I digressed a little there, so let’s return to the May 1955 chart because smack in the middle was Doris Day with “Ready Willing And Able”, and as I started this blog, news came through of her passing at the age of 97 years. Doris performed this song in the 1954 film “Young At Heart”, and I believe Eve Boswell also recorded it but, apparently, messed up the lyric which resulted in her losing a rhyme.  I don’t recall either song (of course!) so have relied on somebody else’s greater knowledge here.

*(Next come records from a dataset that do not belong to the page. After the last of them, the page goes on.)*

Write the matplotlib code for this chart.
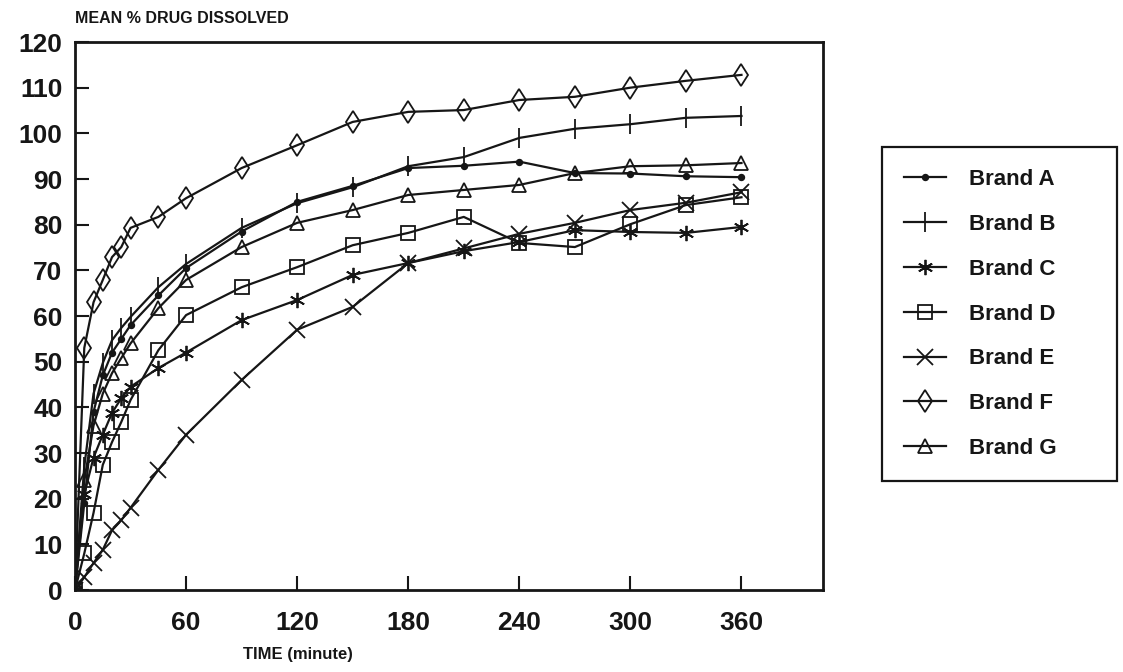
import matplotlib
matplotlib.use("Agg")
import matplotlib.pyplot as plt

plt.rcParams['font.family'] = ['Liberation Sans', 'DejaVu Sans']
plt.rcParams['font.weight'] = 'bold'

# dissolution profiles
times = [0, 5, 10, 15, 20, 25, 30, 45, 60, 90, 120, 150, 180, 210, 240, 270, 300, 330, 360]
brand_a = [0, 19, 39, 47, 52, 55, 58, 64.5, 70.5, 78.5, 85, 88.5, 92.4, 92.9, 93.8, 91.3, 91.2, 90.6, 90.4]
brand_b = [0, 27, 43, 49.7, 54.7, 57.4, 59.8, 66.3, 71.4, 79.3, 84.7, 88.2, 92.8, 94.8, 99, 101, 102, 103.4, 103.8]
brand_c = [0, 21, 29, 34, 38.8, 42, 44.5, 48.6, 52, 59.1, 63.5, 69, 71.6, 74.2, 76.2, 78.8, 78.4, 78.2, 79.5]
brand_d = [0, 8, 16.9, 27.4, 32.4, 36.8, 41.6, 52.5, 60.2, 66.3, 70.7, 75.5, 78.2, 81.7, 76, 75.1, 80.1, 84.3, 86]
brand_e = [0, 2.8, 5.9, 8.8, 13.1, 15.3, 18, 26.3, 34, 46, 57, 62, 71.6, 74.8, 78, 80.4, 83.2, 84.8, 87.1]
brand_f = [0, 53, 63, 67.9, 72.9, 75.1, 79.3, 81.7, 85.8, 92.4, 97.4, 102.5, 104.7, 105.1, 107.3, 108, 110, 111.5, 112.8]
brand_g = [0, 24, 36, 43, 47.5, 50.8, 54, 61.7, 67.9, 75.1, 80.4, 83.2, 86.5, 87.6, 88.7, 91.3, 92.8, 93, 93.5]

labels = ["Brand A", "Brand B", "Brand C", "Brand D", "Brand E", "Brand F", "Brand G"]
series = [brand_a, brand_b, brand_c, brand_d, brand_e, brand_f, brand_g]
markers = ["o", "|", (6, 2, 0), "s", "x", "d", "^"]
msizes = [4, 14, 11, 9.5, 11, 11.5, 10]

xticks = [0, 60, 120, 180, 240, 300, 360]
yticks = list(range(0, 121, 10))

fig = plt.figure(figsize=(11.23, 6.72), dpi=100)
ax = fig.add_axes([0.0668, 0.122, 0.666, 0.8155])

ink = "#161616"
for y, lab, m, ms in zip(series, labels, markers, msizes):
    filled = m == "o"
    ax.plot(times, y, color=ink, lw=1.6, marker=m, markersize=ms,
            markeredgewidth=1.3, markeredgecolor=ink,
            markerfacecolor=ink if filled else "none", label=lab)

ax.set_xlim(0, 404)
ax.set_ylim(0, 120)
ax.set_xticks(xticks)
ax.set_yticks(yticks)
ax.tick_params(direction="in", length=10, width=1.5, colors=ink, labelsize=19)
ax.tick_params(axis="y", pad=9)
ax.tick_params(axis="x", pad=15)
for s in ax.spines.values():
    s.set_linewidth(2)
    s.set_color(ink)

fig.text(0.0668, 0.972, "MEAN % DRUG DISSOLVED", fontsize=11.5, fontweight="bold",
         color=ink, ha="left", va="center")
fig.text(298 / 1123, 1 - 655 / 672, "TIME (minute)", fontsize=12, fontweight="bold",
         color=ink, ha="center", va="center")

leg_top = 1 - 147 / 672
leg = fig.legend(loc="upper left", bbox_to_anchor=(882 / 1123, leg_top - 0.05, 235 / 1123, 0.05),
                 mode="expand", fontsize=16, frameon=True, fancybox=False, framealpha=1,
                 edgecolor=ink, handlelength=1.9, handletextpad=1.0, borderpad=1.0,
                 labelspacing=1.07, borderaxespad=0)
leg.get_frame().set_linewidth(1.6)
for t in leg.get_texts():
    t.set_color(ink)

fig.savefig("out.png", dpi=100, facecolor="white")
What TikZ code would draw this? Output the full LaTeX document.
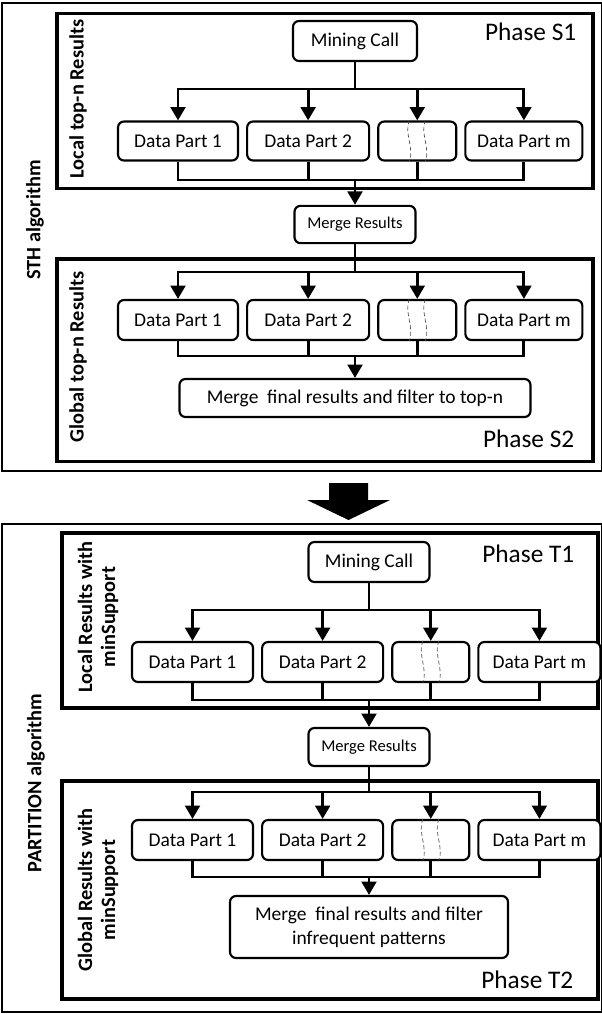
\documentclass[tikz,border=0pt]{standalone}
\usepackage{fontspec}
\setmainfont{Carlito}
\usetikzlibrary{arrows.meta}
\usetikzlibrary{positioning}

\newcommand{\partfont}{\fontsize{14.6pt}{18pt}\selectfont}
\newcommand{\mergefont}{\fontsize{12.4pt}{15pt}\selectfont}
\newcommand{\phasefont}{\fontsize{19pt}{22pt}\selectfont}
\newcommand{\sidefont}{\fontsize{15.3pt}{17.3pt}\selectfont\bfseries}

% wavy dashed strip inside the empty data part
\newcommand{\tornstrip}[1]{
  \draw[torn] ([xshift=-6pt]#1.north)
    .. controls ([xshift=-10pt,yshift=-10pt]#1.north) and ([xshift=-2pt,yshift=10pt]#1.south)
    .. ([xshift=-6pt]#1.south);
  \draw[torn] ([xshift=6pt]#1.north)
    .. controls ([xshift=2pt,yshift=-10pt]#1.north) and ([xshift=10pt,yshift=10pt]#1.south)
    .. ([xshift=6pt]#1.south);
}

\tikzset {
  % frame of a whole algorithm
  algoframe/.style = {
    draw = black,
    line width = 1.2pt
  },
  % frame of one phase
  phaseframe/.style = {
    draw = black,
    line width = 2.8pt
  },
  % connector without tip
  conn/.style = {
    draw = black,
    line width = 2.2pt
  },
  % connector ending in a tip
  arr/.style = {
    conn,
    -{Triangle[width=11pt,length=10pt]}
  },
  torn/.style = {
    draw = black!70,
    line width = 0.5pt,
    densely dashed
  }
}
\tikzset {
  proc/.style = {
    draw = black,
    fill = white,
    line width = 1.6pt,
    rounded corners = 4.5pt,
    inner sep = 0pt,
    minimum height = 29.25pt,
    font = \partfont
  },
  mergebox/.style = {
    proc,
    font = \mergefont,
    minimum width = 90.75pt,
    minimum height = 28pt
  },
  % empty data part
  gapbox/.style = {
    proc,
    minimum width = 58.5pt
  },
  sidelabel/.style = {
    rotate = 90,
    align = center,
    font = \sidefont
  },
  phasename/.style = {
    anchor = base east,
    font = \phasefont
  },
  node distance = 5.25pt
}

\begin{document}
\begin{tikzpicture}[x=0.75pt, y=-0.75pt]
  \useasboundingbox (0,0) rectangle (601,1014);

  %% STH algorithm
  \draw[algoframe] (2,3) rectangle (602,471);
  \node[sidelabel] (sthname) at (35,220) {STH algorithm};

  % Phase S1
  \draw[phaseframe] (57,13.5) rectangle (593,188.5);
  \node[sidelabel] (s1name) at (78,99) {Local top-n Results};
  \node[phasename] (s1phase) at (581,40) {Phase S1};
  \node[proc, minimum width=93pt, minimum height=30pt] (s1call) at (355,41) {Mining Call};
  \node[proc, minimum width=90pt] (s1p1) at (178,141) {Data Part 1};
  \node[proc, minimum width=91.5pt, right=of s1p1] (s1p2) {Data Part 2};
  \node[gapbox, right=of s1p2] (s1p3) {};
  \node[proc, minimum width=87.75pt, right=of s1p3] (s1pm) {Data Part m};
  \tornstrip{s1p3}
  \coordinate (s1fork) at (355,89);
  \coordinate (s1join) at (355,180);
  \node[mergebox] (s1merge) at (355,224.5) {Merge Results};

  \draw[conn] (s1call) -- (s1fork);
  \foreach \n in {s1p1,s1p2,s1p3,s1pm}
    \draw[arr] (s1fork) -| (\n.north);
  \foreach \n in {s1p1,s1p2,s1p3,s1pm}
    \draw[conn] (\n.south) |- (s1join);
  \draw[arr] (s1join) -- (s1merge);

  % Phase S2
  \draw[phaseframe] (57,259) rectangle (593,461.5);
  \node[sidelabel] (s2name) at (78,357) {Global top-n Results};
  \node[phasename] (s2phase) at (579,447) {Phase S2};
  \node[proc, minimum width=90pt, minimum height=30pt] (s2p1) at (178,320) {Data Part 1};
  \node[proc, minimum width=91.5pt, minimum height=30pt, right=of s2p1] (s2p2) {Data Part 2};
  \node[gapbox, minimum height=30pt, right=of s2p2] (s2p3) {};
  \node[proc, minimum width=87.75pt, minimum height=30pt, right=of s2p3] (s2pm) {Data Part m};
  \tornstrip{s2p3}
  \coordinate (s2fork) at (355,272);
  \coordinate (s2join) at (355,356);
  \node[proc, minimum width=263.25pt, minimum height=28.5pt] (s2final) at (355,398) {Merge\ \ final results and filter to top-n};

  \draw[conn] (s1merge) -- (s2fork);
  \foreach \n in {s2p1,s2p2,s2p3,s2pm}
    \draw[arr] (s2fork) -| (\n.north);
  \foreach \n in {s2p1,s2p2,s2p3,s2pm}
    \draw[conn] (\n.south) |- (s2join);
  \draw[arr] (s2join) -- (s2final);

  % big arrow between the two algorithms
  \fill[black] (329,483) -- (368,483) -- (368,500) -- (390,500)
    -- (348.5,520) -- (307,500) -- (329,500) -- cycle;

  %% PARTITION algorithm
  \draw[algoframe] (2,524) rectangle (602,1012);
  \node[sidelabel] (partname) at (36,783) {PARTITION algorithm};

  % Phase T1
  \draw[phaseframe] (62,533) rectangle (598,708);
  \node[sidelabel] (t1name) at (98,617) {Local Results with\\minSupport};
  \node[phasename] (t1phase) at (579,562) {Phase T1};
  \node[proc, minimum width=90.75pt, minimum height=30pt] (t1call) at (369,562) {Mining Call};
  \node[proc, minimum width=90.75pt, minimum height=30pt] (t1p1) at (192.5,662) {Data Part 1};
  \node[proc, minimum width=90.75pt, minimum height=30pt, right=of t1p1] (t1p2) {Data Part 2};
  \node[gapbox, minimum width=57.75pt, minimum height=30pt, right=of t1p2] (t1p3) {};
  \node[proc, minimum width=91.5pt, minimum height=30pt, right=of t1p3] (t1pm) {Data Part m};
  \tornstrip{t1p3}
  \coordinate (t1fork) at (369,610);
  \coordinate (t1join) at (369,700);
  \node[mergebox, minimum height=28.5pt] (t1merge) at (369,747) {Merge Results};

  \draw[conn] (t1call) -- (t1fork);
  \foreach \n in {t1p1,t1p2,t1p3,t1pm}
    \draw[arr] (t1fork) -| (\n.north);
  \foreach \n in {t1p1,t1p2,t1p3,t1pm}
    \draw[conn] (\n.south) |- (t1join);
  \draw[arr] (t1join) -- (t1merge);

  % Phase T2
  \draw[phaseframe] (62,781) rectangle (598,999);
  \node[sidelabel] (t2name) at (98,890) {Global Results with\\minSupport};
  \node[phasename] (t2phase) at (578,988) {Phase T2};
  \node[proc, minimum width=90.75pt, minimum height=30pt] (t2p1) at (192.5,840) {Data Part 1};
  \node[proc, minimum width=90.75pt, minimum height=30pt, right=of t2p1] (t2p2) {Data Part 2};
  \node[gapbox, minimum width=57.75pt, minimum height=30pt, right=of t2p2] (t2p3) {};
  \node[proc, minimum width=91.5pt, minimum height=30pt, right=of t2p3] (t2pm) {Data Part m};
  \tornstrip{t2p3}
  \coordinate (t2fork) at (369,792);
  \coordinate (t2join) at (369,877);
  \node[proc, align=center, minimum width=208.5pt, minimum height=46.5pt] (t2final) at (369,927) {Merge\ \ final results and filter\\infrequent patterns};

  \draw[conn] (t1merge) -- (t2fork);
  \foreach \n in {t2p1,t2p2,t2p3,t2pm}
    \draw[arr] (t2fork) -| (\n.north);
  \foreach \n in {t2p1,t2p2,t2p3,t2pm}
    \draw[conn] (\n.south) |- (t2join);
  \draw[arr] (t2join) -- (t2final);
\end{tikzpicture}
\end{document}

Actress, singer and animal welfare activist, Doris Day began her career during 1939 as a big band singer, before moving into the film world with “Romance On The High Seas” in 1948. Her twenty year career as an actress stretched across films of many genres – comedies, musicals and dramas.  Films like “Calamity Jane” where she played lead role opposite Wild Bill Hickok played by Howard Keel.  Flashbacks of Doris singing  “The Deadwood Stage (Whip-Crack-Away!)” spring to mind. You really can’t help slapping your thigh when singing it: at least I can’t.  “I was such a tom boy growing up, and she was such a fun character to play.” Doris told The Hollywood Reporter in a rare interview, a month before she died. “Of course, the music was wonderful too.  ‘Secret Love’ especially, is such a beautiful song.”  With James Stewart she starred in Alfred Hitchcock’s “The Man Who Knew Too Much”, while her best known films were probably those co-starring with her life long friend, Rock Hudson: “Pillow Talk” being one.  In both “Move Over Darling” and “The Thrill Of It All”, she starred alongside James Garner, but to be honest, she worked with some of Hollywood’s hottest and fittest stars – Cary Grant, David Niven, Frank Sinatra, Kirk Douglas, among them.

As a singer, she recorded her first hit “Sentimental Journey” in 1945, and went on to enjoy international success (including Britain) with singles like “Sugarbush”, “My Love And Devotion”, “The Black Hills Of Dakota”, “Love Me Or Leave Me” and a pair of UK chart toppers: “Secret Love” and “Whatever Will Be, Will Be (Que Sera, Sera)”. Despite her squeaky clean image manufactured by Hollywood’s publicity machine, Doris courted a certain amount of controversy in her personal life; being married four times certainly attracted unwanted media attention.

During 1971 she co-founded Actors And Others For Animals, appearing in newspaper adverts, alongside Angie Dickinson, Mary Tyler Moore and Jayne Meadows, denouncing the wearing of fur. Seven years later she founded the Doris Day Pet Foundation, now known as the Doris Day Animal Foundation, a non-profit charity with the mission of helping animals and the people who love them.  Running parallel to this is the Doris Day Animal League with the aim of reducing animal pain and suffering.  This later merged into The Humane Society Of The United States.  Then in 2011, she bank-rolled the Doris Day Horse Rescue and Adoption Centre in Texas to help abused and neglected horses.

“I’ve never met an animal I didn’t like.  I can’t say the same about people”  Doris Day once said.